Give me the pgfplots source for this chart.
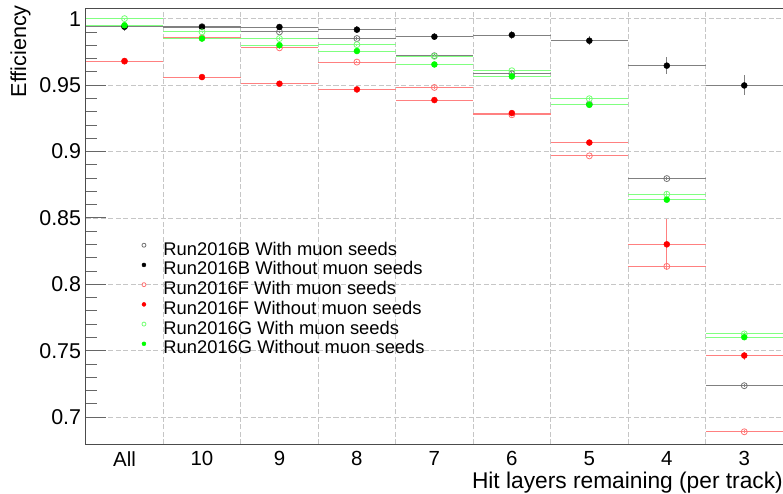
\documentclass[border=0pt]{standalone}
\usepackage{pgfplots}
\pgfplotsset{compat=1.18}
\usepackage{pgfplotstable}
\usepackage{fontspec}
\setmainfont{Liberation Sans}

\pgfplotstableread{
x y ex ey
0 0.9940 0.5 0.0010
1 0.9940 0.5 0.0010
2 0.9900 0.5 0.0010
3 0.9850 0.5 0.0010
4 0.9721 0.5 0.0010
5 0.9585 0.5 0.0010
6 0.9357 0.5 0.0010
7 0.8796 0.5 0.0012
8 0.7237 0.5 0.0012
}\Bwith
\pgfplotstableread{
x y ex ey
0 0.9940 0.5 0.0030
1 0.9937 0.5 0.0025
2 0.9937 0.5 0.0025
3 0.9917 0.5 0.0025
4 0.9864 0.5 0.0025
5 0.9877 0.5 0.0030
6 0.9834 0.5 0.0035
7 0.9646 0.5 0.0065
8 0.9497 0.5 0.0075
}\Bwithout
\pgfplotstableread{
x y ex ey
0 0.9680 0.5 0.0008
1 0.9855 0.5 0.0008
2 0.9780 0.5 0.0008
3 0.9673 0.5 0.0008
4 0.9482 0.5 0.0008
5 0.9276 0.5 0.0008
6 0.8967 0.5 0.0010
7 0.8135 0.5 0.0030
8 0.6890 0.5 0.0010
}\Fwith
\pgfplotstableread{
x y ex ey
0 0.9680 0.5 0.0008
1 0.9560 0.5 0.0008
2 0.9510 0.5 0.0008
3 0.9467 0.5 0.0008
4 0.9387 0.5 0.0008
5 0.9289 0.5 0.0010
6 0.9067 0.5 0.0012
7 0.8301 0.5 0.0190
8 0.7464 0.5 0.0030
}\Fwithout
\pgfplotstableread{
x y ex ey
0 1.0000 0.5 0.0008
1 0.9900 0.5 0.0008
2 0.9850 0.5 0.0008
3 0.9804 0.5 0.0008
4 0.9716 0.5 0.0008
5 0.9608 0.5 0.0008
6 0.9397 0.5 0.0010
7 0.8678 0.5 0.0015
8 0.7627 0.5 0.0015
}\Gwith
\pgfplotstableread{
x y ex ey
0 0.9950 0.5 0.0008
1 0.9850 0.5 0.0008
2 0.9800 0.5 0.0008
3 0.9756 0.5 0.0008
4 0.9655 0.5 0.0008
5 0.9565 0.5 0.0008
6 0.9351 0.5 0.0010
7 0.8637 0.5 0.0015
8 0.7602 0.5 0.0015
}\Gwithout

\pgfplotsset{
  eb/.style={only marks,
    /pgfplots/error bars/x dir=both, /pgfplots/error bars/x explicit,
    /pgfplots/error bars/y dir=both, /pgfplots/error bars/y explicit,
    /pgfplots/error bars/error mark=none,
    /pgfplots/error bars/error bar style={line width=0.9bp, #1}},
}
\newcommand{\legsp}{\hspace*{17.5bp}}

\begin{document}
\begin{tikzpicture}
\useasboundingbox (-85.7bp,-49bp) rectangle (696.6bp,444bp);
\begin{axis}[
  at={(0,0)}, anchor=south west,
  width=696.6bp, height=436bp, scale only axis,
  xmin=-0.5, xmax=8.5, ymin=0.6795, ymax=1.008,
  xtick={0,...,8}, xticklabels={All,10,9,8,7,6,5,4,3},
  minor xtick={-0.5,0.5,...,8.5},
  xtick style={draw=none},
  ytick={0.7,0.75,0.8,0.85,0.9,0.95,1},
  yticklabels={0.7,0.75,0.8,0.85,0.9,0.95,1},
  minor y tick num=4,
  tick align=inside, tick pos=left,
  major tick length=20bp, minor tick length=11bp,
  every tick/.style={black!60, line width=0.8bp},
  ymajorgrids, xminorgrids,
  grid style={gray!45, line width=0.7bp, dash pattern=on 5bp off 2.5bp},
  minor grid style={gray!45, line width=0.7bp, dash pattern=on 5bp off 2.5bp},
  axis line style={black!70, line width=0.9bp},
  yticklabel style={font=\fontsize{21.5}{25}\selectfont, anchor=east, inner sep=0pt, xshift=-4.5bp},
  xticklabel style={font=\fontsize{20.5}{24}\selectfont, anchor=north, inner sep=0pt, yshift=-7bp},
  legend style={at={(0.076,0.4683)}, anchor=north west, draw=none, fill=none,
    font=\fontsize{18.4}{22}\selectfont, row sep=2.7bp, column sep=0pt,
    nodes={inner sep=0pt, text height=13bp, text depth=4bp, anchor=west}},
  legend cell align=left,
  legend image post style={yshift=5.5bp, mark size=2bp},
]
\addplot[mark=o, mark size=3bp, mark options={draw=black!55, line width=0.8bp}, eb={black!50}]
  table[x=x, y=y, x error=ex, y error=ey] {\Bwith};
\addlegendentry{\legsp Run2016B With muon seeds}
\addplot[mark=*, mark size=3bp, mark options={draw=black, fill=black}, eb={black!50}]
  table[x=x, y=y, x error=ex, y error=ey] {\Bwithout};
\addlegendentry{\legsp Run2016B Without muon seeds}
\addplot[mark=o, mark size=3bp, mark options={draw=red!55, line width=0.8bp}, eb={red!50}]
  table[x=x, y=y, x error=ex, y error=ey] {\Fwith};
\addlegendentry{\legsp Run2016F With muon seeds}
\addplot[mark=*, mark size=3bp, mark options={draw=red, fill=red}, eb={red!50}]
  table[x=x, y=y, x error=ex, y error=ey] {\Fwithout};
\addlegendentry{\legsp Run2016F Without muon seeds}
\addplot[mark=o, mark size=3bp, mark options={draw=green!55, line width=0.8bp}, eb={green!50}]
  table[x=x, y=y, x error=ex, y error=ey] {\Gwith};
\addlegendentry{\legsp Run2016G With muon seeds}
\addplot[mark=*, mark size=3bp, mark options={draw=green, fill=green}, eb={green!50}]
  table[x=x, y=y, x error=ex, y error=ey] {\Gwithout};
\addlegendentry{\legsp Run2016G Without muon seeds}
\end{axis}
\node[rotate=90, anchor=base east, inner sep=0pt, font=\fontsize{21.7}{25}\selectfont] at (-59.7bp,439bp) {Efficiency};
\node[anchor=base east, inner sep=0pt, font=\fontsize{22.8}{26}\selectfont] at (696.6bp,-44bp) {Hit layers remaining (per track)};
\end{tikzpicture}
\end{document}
══════════════════════════════
DESCRIPTION OF THE TASK:
Every line of the data above should be quoted exactly. Omit the pictures.

SOLUTION TO THE PROBLEM:
Give me the pgfplots source for this chart.
\documentclass[border=0pt]{standalone}
\usepackage{pgfplots}
\pgfplotsset{compat=1.18}
\usepackage{pgfplotstable}
\usepackage{fontspec}
\setmainfont{Liberation Sans}

\pgfplotstableread{
x y ex ey
0 0.9940 0.5 0.0010
1 0.9940 0.5 0.0010
2 0.9900 0.5 0.0010
3 0.9850 0.5 0.0010
4 0.9721 0.5 0.0010
5 0.9585 0.5 0.0010
6 0.9357 0.5 0.0010
7 0.8796 0.5 0.0012
8 0.7237 0.5 0.0012
}\Bwith
\pgfplotstableread{
x y ex ey
0 0.9940 0.5 0.0030
1 0.9937 0.5 0.0025
2 0.9937 0.5 0.0025
3 0.9917 0.5 0.0025
4 0.9864 0.5 0.0025
5 0.9877 0.5 0.0030
6 0.9834 0.5 0.0035
7 0.9646 0.5 0.0065
8 0.9497 0.5 0.0075
}\Bwithout
\pgfplotstableread{
x y ex ey
0 0.9680 0.5 0.0008
1 0.9855 0.5 0.0008
2 0.9780 0.5 0.0008
3 0.9673 0.5 0.0008
4 0.9482 0.5 0.0008
5 0.9276 0.5 0.0008
6 0.8967 0.5 0.0010
7 0.8135 0.5 0.0030
8 0.6890 0.5 0.0010
}\Fwith
\pgfplotstableread{
x y ex ey
0 0.9680 0.5 0.0008
1 0.9560 0.5 0.0008
2 0.9510 0.5 0.0008
3 0.9467 0.5 0.0008
4 0.9387 0.5 0.0008
5 0.9289 0.5 0.0010
6 0.9067 0.5 0.0012
7 0.8301 0.5 0.0190
8 0.7464 0.5 0.0030
}\Fwithout
\pgfplotstableread{
x y ex ey
0 1.0000 0.5 0.0008
1 0.9900 0.5 0.0008
2 0.9850 0.5 0.0008
3 0.9804 0.5 0.0008
4 0.9716 0.5 0.0008
5 0.9608 0.5 0.0008
6 0.9397 0.5 0.0010
7 0.8678 0.5 0.0015
8 0.7627 0.5 0.0015
}\Gwith
\pgfplotstableread{
x y ex ey
0 0.9950 0.5 0.0008
1 0.9850 0.5 0.0008
2 0.9800 0.5 0.0008
3 0.9756 0.5 0.0008
4 0.9655 0.5 0.0008
5 0.9565 0.5 0.0008
6 0.9351 0.5 0.0010
7 0.8637 0.5 0.0015
8 0.7602 0.5 0.0015
}\Gwithout

\pgfplotsset{
  eb/.style={only marks,
    /pgfplots/error bars/x dir=both, /pgfplots/error bars/x explicit,
    /pgfplots/error bars/y dir=both, /pgfplots/error bars/y explicit,
    /pgfplots/error bars/error mark=none,
    /pgfplots/error bars/error bar style={line width=0.9bp, #1}},
}
\newcommand{\legsp}{\hspace*{17.5bp}}

\begin{document}
\begin{tikzpicture}
\useasboundingbox (-85.7bp,-49bp) rectangle (696.6bp,444bp);
\begin{axis}[
  at={(0,0)}, anchor=south west,
  width=696.6bp, height=436bp, scale only axis,
  xmin=-0.5, xmax=8.5, ymin=0.6795, ymax=1.008,
  xtick={0,...,8}, xticklabels={All,10,9,8,7,6,5,4,3},
  minor xtick={-0.5,0.5,...,8.5},
  xtick style={draw=none},
  ytick={0.7,0.75,0.8,0.85,0.9,0.95,1},
  yticklabels={0.7,0.75,0.8,0.85,0.9,0.95,1},
  minor y tick num=4,
  tick align=inside, tick pos=left,
  major tick length=20bp, minor tick length=11bp,
  every tick/.style={black!60, line width=0.8bp},
  ymajorgrids, xminorgrids,
  grid style={gray!45, line width=0.7bp, dash pattern=on 5bp off 2.5bp},
  minor grid style={gray!45, line width=0.7bp, dash pattern=on 5bp off 2.5bp},
  axis line style={black!70, line width=0.9bp},
  yticklabel style={font=\fontsize{21.5}{25}\selectfont, anchor=east, inner sep=0pt, xshift=-4.5bp},
  xticklabel style={font=\fontsize{20.5}{24}\selectfont, anchor=north, inner sep=0pt, yshift=-7bp},
  legend style={at={(0.076,0.4683)}, anchor=north west, draw=none, fill=none,
    font=\fontsize{18.4}{22}\selectfont, row sep=2.7bp, column sep=0pt,
    nodes={inner sep=0pt, text height=13bp, text depth=4bp, anchor=west}},
  legend cell align=left,
  legend image post style={yshift=5.5bp, mark size=2bp},
]
\addplot[mark=o, mark size=3bp, mark options={draw=black!55, line width=0.8bp}, eb={black!50}]
  table[x=x, y=y, x error=ex, y error=ey] {\Bwith};
\addlegendentry{\legsp Run2016B With muon seeds}
\addplot[mark=*, mark size=3bp, mark options={draw=black, fill=black}, eb={black!50}]
  table[x=x, y=y, x error=ex, y error=ey] {\Bwithout};
\addlegendentry{\legsp Run2016B Without muon seeds}
\addplot[mark=o, mark size=3bp, mark options={draw=red!55, line width=0.8bp}, eb={red!50}]
  table[x=x, y=y, x error=ex, y error=ey] {\Fwith};
\addlegendentry{\legsp Run2016F With muon seeds}
\addplot[mark=*, mark size=3bp, mark options={draw=red, fill=red}, eb={red!50}]
  table[x=x, y=y, x error=ex, y error=ey] {\Fwithout};
\addlegendentry{\legsp Run2016F Without muon seeds}
\addplot[mark=o, mark size=3bp, mark options={draw=green!55, line width=0.8bp}, eb={green!50}]
  table[x=x, y=y, x error=ex, y error=ey] {\Gwith};
\addlegendentry{\legsp Run2016G With muon seeds}
\addplot[mark=*, mark size=3bp, mark options={draw=green, fill=green}, eb={green!50}]
  table[x=x, y=y, x error=ex, y error=ey] {\Gwithout};
\addlegendentry{\legsp Run2016G Without muon seeds}
\end{axis}
\node[rotate=90, anchor=base east, inner sep=0pt, font=\fontsize{21.7}{25}\selectfont] at (-59.7bp,439bp) {Efficiency};
\node[anchor=base east, inner sep=0pt, font=\fontsize{22.8}{26}\selectfont] at (696.6bp,-44bp) {Hit layers remaining (per track)};
\end{tikzpicture}
\end{document}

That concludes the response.